Curve formally launched its all-in-one card last week, with a pitch that sounds familiar. Consumers can load their card accounts onto a single card, avoiding the hassle of searching through different cards in a wallet. The card is free, though there is a $60 premium option with more features. Curve is focused mainly on Europe, where the fintech ecosystem is more advanced than in the U.S. and the data access is easier through PSD2 and other regulations, according to Bialick.
The idea of a multi-account card has struggled mightily in the past, enough that in at least one case the technology wound up buried in a fitness band instead of at the top spot of a wallet.
That card, Coin, reportedly suffered from usability issues at point of sale terminals and distribution problems. Coin used Bluetooth technology to pair with smartphones, a model that other all-in-one cards such as Bluenio also attempted (Bluenio also struggled; no record of the card could be found beyond 2014). Coin eventually sold its technology to Fitbit to embed transaction capabilities into wearable devices.
Other multi-account cards also sputtered. Plastc shut down in the spring of 2017 after losing support from an investor. Stratos shut down but was later acquired by CardLab Innovation for further development in 2017. Dynamics recently introduced an internet-connected version of its high-tech payment card, addressing the issues that troubled its original model.
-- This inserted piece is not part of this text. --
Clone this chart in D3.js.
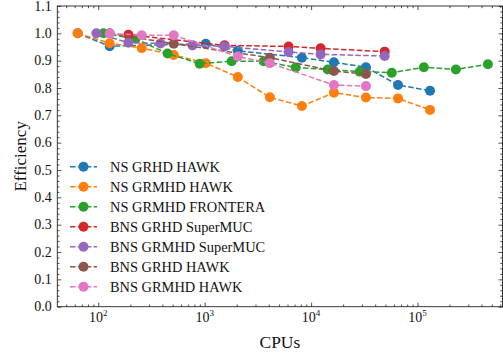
<!DOCTYPE html>
<html>
<head>
<meta charset="utf-8">
<script src="https://cdn.jsdelivr.net/npm/d3@7"></script>
<style>
  html, body { margin: 0; padding: 0; background: #fff; }
  svg { display: block; }
  text { font-family: "Liberation Serif", "Times New Roman", serif; fill: #111; }
</style>
</head>
<body>
<svg id="chart" width="503" height="354"></svg>
<script>
// Scaling efficiency vs. number of CPUs for each code / machine combination
const seriesNames = [
  "NS GRHD HAWK",
  "NS GRMHD HAWK",
  "NS GRMHD FRONTERA",
  "BNS GRHD SuperMUC",
  "BNS GRMHD SuperMUC",
  "BNS GRHD HAWK",
  "BNS GRMHD HAWK"
];
const seriesColors = ["#1f77b4", "#ff7f0e", "#2ca02c", "#d62728", "#9467bd", "#8c564b", "#e377c2"];

const nsGrhdHawkCpus = [64, 128, 1024, 2048, 8192, 16384, 32768, 65536, 131072];
const nsGrhdHawkEff  = [1.0, 0.953, 0.962, 0.936, 0.911, 0.894, 0.876, 0.811, 0.790];

const nsGrmhdHawkCpus = [64, 128, 256, 512, 1024, 2048, 4096, 8192, 16384, 32768, 65536, 131072];
const nsGrmhdHawkEff  = [1.0, 0.964, 0.946, 0.921, 0.891, 0.840, 0.766, 0.734, 0.783, 0.765, 0.762, 0.720];

const nsGrmhdFronteraCpus = [112, 224, 448, 896, 1792, 3584, 7168, 14336, 28672, 57344, 114688, 229376, 458752];
const nsGrmhdFronteraEff  = [1.0, 0.98, 0.926, 0.889, 0.898, 0.898, 0.875, 0.868, 0.860, 0.856, 0.876, 0.868, 0.887];

const bnsGrhdSupermucCpus = [192, 1536, 6144, 12288, 49152];
const bnsGrhdSupermucEff  = [0.995, 0.956, 0.952, 0.945, 0.933];

const bnsGrmhdSupermucCpus = [96, 192, 384, 768, 1536, 6144, 12288, 49152];
const bnsGrmhdSupermucEff  = [1.0, 0.966, 0.963, 0.956, 0.952, 0.932, 0.923, 0.917];

const bnsGrhdHawkCpus = [128, 512, 4096, 16384, 32768];
const bnsGrhdHawkEff  = [1.0, 0.962, 0.911, 0.862, 0.851];

const bnsGrmhdHawkCpus = [128, 256, 512, 2048, 4096, 16384, 32768];
const bnsGrmhdHawkEff  = [1.0, 0.993, 0.993, 0.915, 0.891, 0.811, 0.807];

const yTickValues = [0.0, 0.1, 0.2, 0.3, 0.4, 0.5, 0.6, 0.7, 0.8, 0.9, 1.0, 1.1];
const xTickExponents = [2, 3, 4, 5];

const seriesCpus = [nsGrhdHawkCpus, nsGrmhdHawkCpus, nsGrmhdFronteraCpus, bnsGrhdSupermucCpus,
                    bnsGrmhdSupermucCpus, bnsGrhdHawkCpus, bnsGrmhdHawkCpus];
const seriesEff  = [nsGrhdHawkEff, nsGrmhdHawkEff, nsGrmhdFronteraEff, bnsGrhdSupermucEff,
                    bnsGrmhdSupermucEff, bnsGrhdHawkEff, bnsGrmhdHawkEff];

const svg = d3.select("#chart");
const plot = { left: 57.3, right: 502.5, top: 6, bottom: 306.7 };

const x = d3.scaleLog().domain([41.2, 629000]).range([plot.left, plot.right]);
const y = d3.scaleLinear().domain([0, 1.1]).range([plot.bottom, plot.top]);

// minor tick positions
const xMinor = [];
for (let e = 1; e <= 5; e++) {
  for (let m = 2; m <= 9; m++) {
    const v = m * Math.pow(10, e);
    if (v >= x.domain()[0] && v <= x.domain()[1]) xMinor.push(v);
  }
}
const xMajor = xTickExponents.map(e => Math.pow(10, e));
const yMinor = d3.range(0, 111, 2).map(v => v / 100).filter(v => Math.round(v * 100) % 10 !== 0);

const axesG = svg.append("g");

function drawTicks(axisFn, scale, values, size, transform) {
  axesG.append("g")
    .attr("transform", transform)
    .call(axisFn(scale).tickValues(values).tickSize(size).tickFormat(""))
    .call(g => g.select(".domain").remove())
    .call(g => g.selectAll("line").attr("stroke", "#222").attr("stroke-width", 0.8));
}

// inward ticks on all four sides
drawTicks(d3.axisBottom, x, xMajor, -4, `translate(0,${plot.bottom})`);
drawTicks(d3.axisBottom, x, xMinor, -2.2, `translate(0,${plot.bottom})`);
drawTicks(d3.axisTop, x, xMajor, -4, `translate(0,${plot.top})`);
drawTicks(d3.axisTop, x, xMinor, -2.2, `translate(0,${plot.top})`);
drawTicks(d3.axisLeft, y, yTickValues, -4, `translate(${plot.left},0)`);
drawTicks(d3.axisLeft, y, yMinor, -2.2, `translate(${plot.left},0)`);
drawTicks(d3.axisRight, y, yTickValues, -4, `translate(${plot.right},0)`);
drawTicks(d3.axisRight, y, yMinor, -2.2, `translate(${plot.right},0)`);

// frame
axesG.append("rect")
  .attr("x", plot.left).attr("y", plot.top)
  .attr("width", plot.right - plot.left).attr("height", plot.bottom - plot.top)
  .attr("fill", "none").attr("stroke", "#222").attr("stroke-width", 0.9);

// y tick labels
axesG.selectAll(".ylab").data(yTickValues).enter().append("text")
  .attr("x", plot.left - 5.5)
  .attr("y", d => y(d))
  .attr("dy", "0.33em")
  .attr("text-anchor", "end")
  .attr("font-size", 14)
  .text(d => d.toFixed(1));

// x tick labels as powers of ten
const xl = axesG.selectAll(".xlab").data(xTickExponents).enter().append("text")
  .attr("x", e => x(Math.pow(10, e)))
  .attr("y", 321.5)
  .attr("text-anchor", "middle")
  .attr("font-size", 14);
xl.append("tspan").text("10");
xl.append("tspan").attr("font-size", 9).attr("dy", -5.5).text(e => e);

// axis titles
svg.append("text")
  .attr("x", (plot.left + plot.right) / 2)
  .attr("y", 347.5)
  .attr("text-anchor", "middle")
  .attr("font-size", 17.5)
  .text("CPUs");
svg.append("text")
  .attr("transform", `translate(25.5,${(plot.top + plot.bottom) / 2}) rotate(-90)`)
  .attr("text-anchor", "middle")
  .attr("font-size", 17)
  .text("Efficiency");

// series: dashed line with filled circle markers
const line = d3.line().x(d => x(d[0])).y(d => y(d[1]));
const dataG = svg.append("g");
seriesNames.forEach((name, i) => {
  const pts = seriesCpus[i].map((c, j) => [c, seriesEff[i][j]]);
  const g = dataG.append("g");
  g.append("path")
    .datum(pts)
    .attr("d", line)
    .attr("fill", "none")
    .attr("stroke", seriesColors[i])
    .attr("stroke-width", 1.5)
    .attr("stroke-dasharray", "5.5,2.4");
  g.selectAll("circle").data(pts).enter().append("circle")
    .attr("cx", d => x(d[0]))
    .attr("cy", d => y(d[1]))
    .attr("r", 5)
    .attr("fill", seriesColors[i]);
});

// legend
const legend = svg.append("g");
seriesNames.forEach((name, i) => {
  const cy = 166.7 + i * 20;
  legend.append("line")
    .attr("x1", 70).attr("x2", 97).attr("y1", cy).attr("y2", cy)
    .attr("stroke", seriesColors[i]).attr("stroke-width", 1.5)
    .attr("stroke-dasharray", "5.5,2.4");
  legend.append("circle")
    .attr("cx", 83.5).attr("cy", cy).attr("r", 5)
    .attr("fill", seriesColors[i]);
  legend.append("text")
    .attr("x", 110).attr("y", cy).attr("dy", "0.35em")
    .attr("font-size", 14.4)
    .text(name);
});
</script>
</body>
</html>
There are differences with Curve that give it a better chance, Bialick said.
Curve is using the Mastercard network—the cards are usable at all Mastercard accepting terminals, which should dilute the access and usability problems that other multi-account cards have had since Curve's usage resembles a traditional card, Bialick contends. (Coin had a development partnership with Mastercard that ended when Coin sold its technology to Fitbit, a Mastercard spokesperson said in an email.)
"Pairing Bluetooth to a phone is hard to do. We have all the card tech that the banks have," Bialick said. "We're an antibiotic instead of a headache pill—targeting the source of the challenge."
Curve also touts an existing user base from tests. It reports more than 100,000 sign ups who have altogether spent $120 million during beta. This demonstrates a market need that isn't met by smartphone-based mobile wallets, Bialick said.
"The [mobile] wallet infrastructure isn't there yet today, and mobile wallets still do not work as well as cards," Bialick said. "We can breach this infrastructure gap, presenting a multi-card option with the same user behavior."
Curve is additionally working on a broader product set, having already released a "back in time" feature that allows users to change the card used to fund a purchase after the fact. It's also working on an installment feature that would work similar to Klarna, and this would make Curve more of a flexible payment tool than traditional all-in-one card.
There's still user habits to overcome that make the all-in-one market a challenge for entrants, according to Rick Oglesby, president of AZ Payments.
"All-in-one cards struggle because consumers have trained themselves to use their existing cards. They make their payment choices on a habitual autopilot," Oglesby said. "If they are to change their intentionally-created habits, they need not only compelling reasons to do so, but also reminders at the point of purchase to help them through the transition."
Curve represents yet another effort to overcome this habitual momentum.
"Its success depends on its ability to convince consumers to carry only the Curve card. Consumers that simply add Curve to their card collection are most likely to default back to their previous habits," Oglesby said.